There’s been a lot of reporting, today, on comments by Nicholas Negroponte, founder of the One Laptop Per Child project. Negoponte during an interview with 60 Minutes, broadcast on Sunday night, that Intel should be ashamed of itself for its tactics with regard to offering its Classmate PC. Both the OLPC laptop and the Classmate PC were designed to offer low-cost computers for school children. Here’s a link to the transcript of the interview on CBS’ Web site: Link. I would encourage ChipLand readers to read through it. And not only for the Intel comments, but also for the background on the OLPC project.
The bottom line, I think, is that if you look at providing laptops to school children strictly as a commercial venture—and let’s face it pretty much everyone but Mr. Negroponte does--Intel, AMD (provider of the OLPC's processor) and a whole range of other companies should be thrilled with what Negroponte is doing. They should all be working with him.

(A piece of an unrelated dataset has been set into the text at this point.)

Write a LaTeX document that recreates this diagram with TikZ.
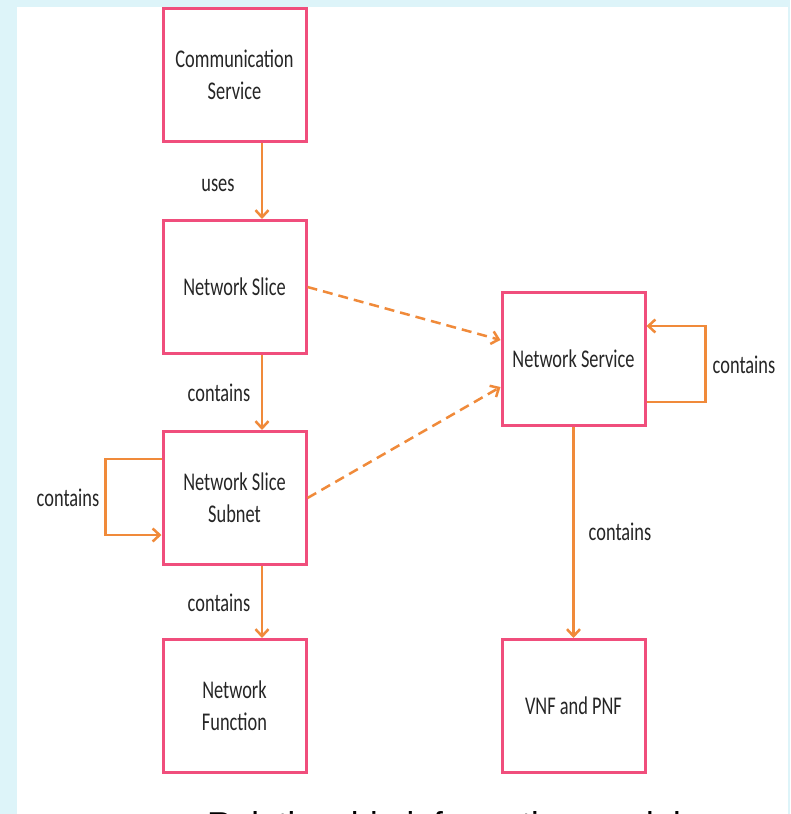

I have seen Mr. Negroponte speak in person. I came away believing he truly does want to help people. But, when you get down to it, he is also helping to create new markets for computers. I think it’s pretty clear that Intel realizes this and it, too, wants to be in on the ground floor. The 60 Minutes report points that out quite clearly when it produces Intel documents comparing the Classmate PC with the OLPC and asks Intel Chairman Craig Barrett about them. What you’re seeing unfold, here, is the battle for the hearts and minds of the next one, two, three, four or more million computer buyers. I don't think anyone in the computer industry can afford to ignore that fact. This won't be the last time that humanitarianism and business collide.